This month the government published the second and third tranches of technical notices giving guidance to UK businesses and citizens on how to prepare for a no-deal Brexit. The Migration Advisory Committee also published its recommendations for the UK’s post-Brexit work immigration system.
No-deal Brexit technical notices
In September, the government published the second and third tranches of technical notices giving guidance to UK businesses and citizens on how to prepare for a no-deal Brexit. These included:
- Three notices providing guidance on the product requirements and processes applicable to trading in manufactured goods that will apply to trade between the UK and the EU.
- A notice on intellectual property that addresses geographical indications, copyright, exhaustion of IP rights, patents, trade marks and designs.
- A merger review and competition notice, which sets out that all UK merger control and domestic competition law will remain the same, and that in a no-deal scenario the UK would transpose EU block exemption regulation into UK law.
- A short notice outlining the data protection consequences if there is no Brexit deal.
- A notice on handling civil legal cases that involve EU countries if there is no Brexit deal. It provides guidance on civil and commercial judicial cooperation, cross-border insolvency cooperation and family law cooperation in the event of a no-deal Brexit.
On 10 September 2018, the House of Commons Library published a briefing paper which looks at what could happen if the EU and UK negotiators do not conclude a withdrawal agreement before the UK’s exit from the EU on 29 March 2019. The paper considers how such a situation might come about, the preparations for no deal that are being made by the UK government and the EU, and what the impact might be in a range of policy areas, including trade and customs, free movement, healthcare, agriculture, energy, the environment, and security and crime.
Practical Law has published a list of all its materials on a no-deal Brexit.
Migration Advisory Committee recommendations
The Migration Advisory Committee (MAC) published its final report into current and possible future patterns of European Economic Area migration into the UK on 18 September 2018. The report includes MAC’s recommendations for the government to consider when designing the UK’s immigration system from 2021, after the end of the implementation period post-Brexit. The recommendations include making it easier for higher-skilled workers to migrate to the UK than lower-skilled workers, abolishing the current cap on sponsored work “visas” under Tier 2 (General) and no preferential treatment for EU citizens for migration to the UK for work.
Article 50 negotiations
On the same day that the MAC report was published, the House of Commons Exiting the European Union Committee published a report on the progress of the UK government’s negotiations on EU withdrawal (June to September 2018). The report looks at negotiations on the draft withdrawal agreement and the framework for the future UK-EU relationship, as well as the government’s preparations for a no-deal scenario.

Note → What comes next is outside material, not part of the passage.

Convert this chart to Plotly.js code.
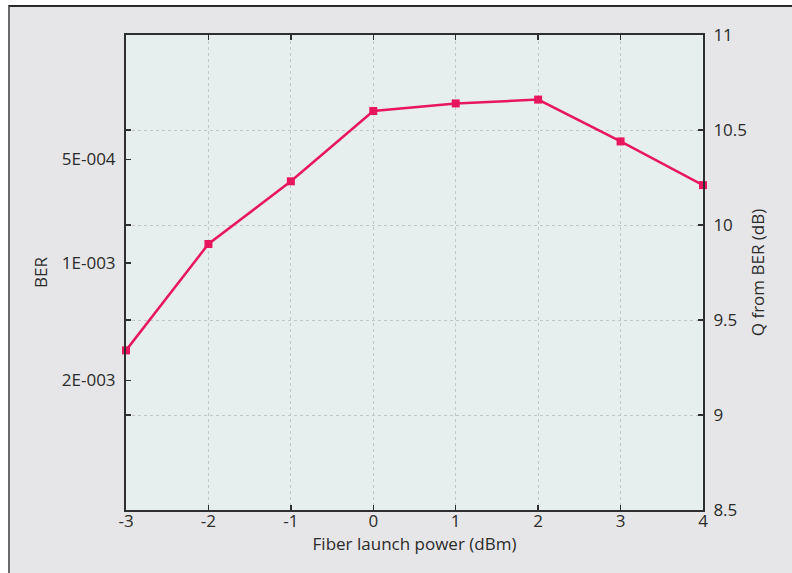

On 21 September 2018, the Court of Session requested a preliminary ruling from the ECJ as to whether it was possible for the UK to withdraw, unilaterally, its notice to the European Council of the UK’s intention to withdraw from the EU under Article 50 of the Treaty on European Union. In the light of the evolving circumstances of the UK’s proposed withdrawal from the EU, and the terms of the European Union (Withdrawal) Act 2018, a ruling by the ECJ on this point could be of substantial legal and practical significance.
Inquiry on impact of future UK-EU arrangements on wider UK trade policy
On 7 September 2018, the House of Commons International Trade Committee launched an inquiry to investigate the impact that future arrangements between the UK and EU could have on wider UK trade policy. Submissions are welcomed by 7 December 2018.
Taxation (Cross-border Trade) Act
The Taxation (Cross-border Trade) Bill 2017-19 received Royal Assent on 13 September 2018, becoming the Taxation (Cross-border Trade) Act 2018.